With Grace, with the overeager Freddie folded in with the Idols, with her family seeming to remember that they actually are a family, the same things she used to wound herself on now have blunted edges. Most days, Persephone has the urge to just be, rather than to inflict a semblance of the same hurt that had been visited upon herself. Once more, she allows herself to remember how a garden grows: with care, time, and nurturing. 

 

The rot is still there, all wound up in her heartstrings until they are one and the same. It would be too much for them to go. Not that she can say that she wants it gone completely. But something in her is fearful of the rot spreading, of becoming the venom once more, of their assured destruction. The rot, at its core, was planted there by Hades. 

 

She’d shared that fear with Grace once lazy night, tangled up together and half-certain that the other woman was already asleep. A wrong assumption, as it turned out. Grace had stirred, eyes heavy and hazy with sleep by peeling her head from Persephone’s shoulder to lock their gazes. 

 

Somber and quiet, Grace said, “There’s two kinds of rot, isn’t there? Inside and out. The one that destroys you and the other that remakes you, reveals what was there under the surface all along. Just don’t let the first one win, Seph, okay? You’ve faced and overcome so much on your own. You’re strong. You don’t ruin things.
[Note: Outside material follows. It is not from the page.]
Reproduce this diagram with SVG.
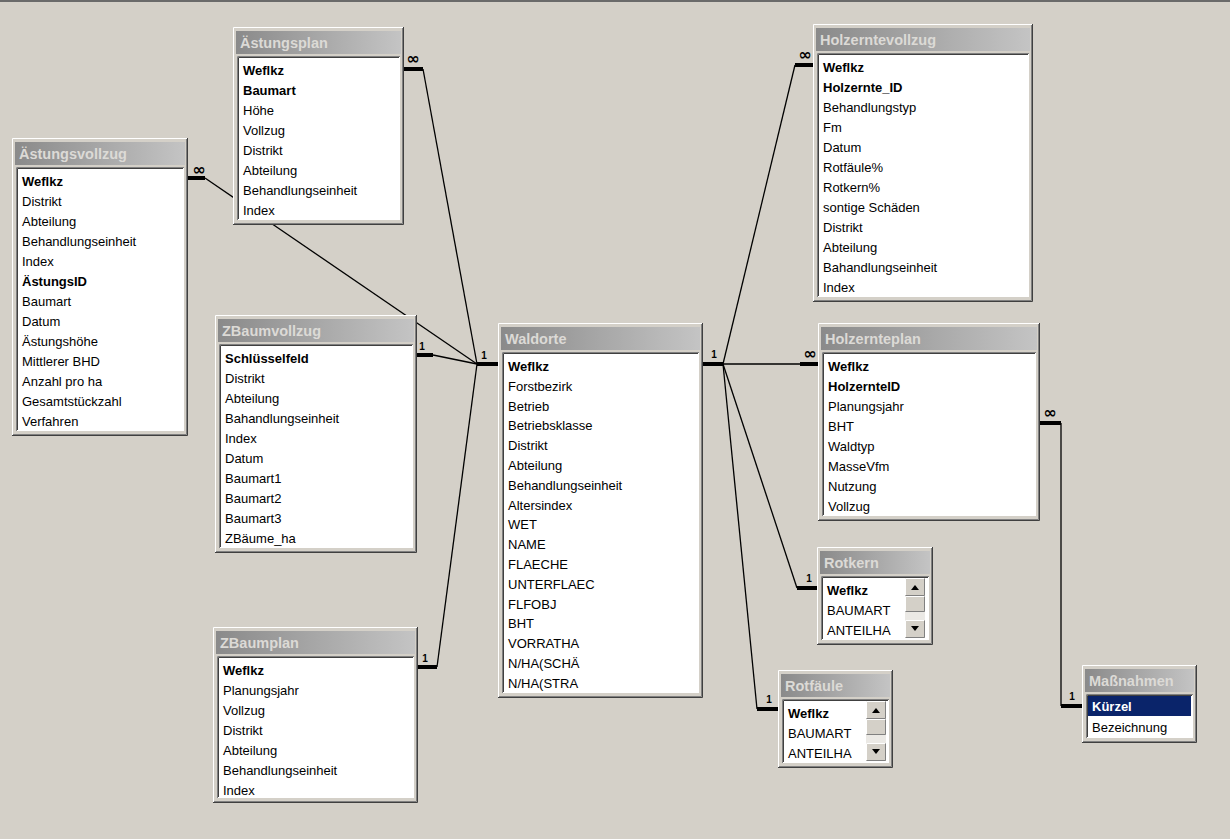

You’re the last one standing when everyone else has given up.You love with your whole heart.” A gentle pressure over her chest, over her heart, as Grace placed her hand there. “Now, how could this be rotten?”

 

Persephone had been unable to do anything but cry silent tears, Grace gathering her in her arms. Maybe the Goddess of Spring wasn’t as far gone as she had always suspected. Maybe she peeled back all the new, vulnerable bits of first life to reveal the hearty parts that could withstand the most bitter winter. 

 

Don’t let the rot destroy her, don’t let it win, Grace had said. Let it peel her back layer by layer until she bloomed again, unashamed in all her scarred glory. Yes. That’s something she can do. If there’s anything the Goddess of Spring knows how to do, it’s flourish. At least, she used to. Somewhere along the way, she curled herself up into a bud to keep herself safe and protected. 

 

It's past time now, to unfurl her petals bit by bit until she can feel the sunlight on her face once more. To revel in the warmth and light. It’s time. 

Notes:

Persephone deserves good things. She deserves softness and to know what it is to actually be loved by someone.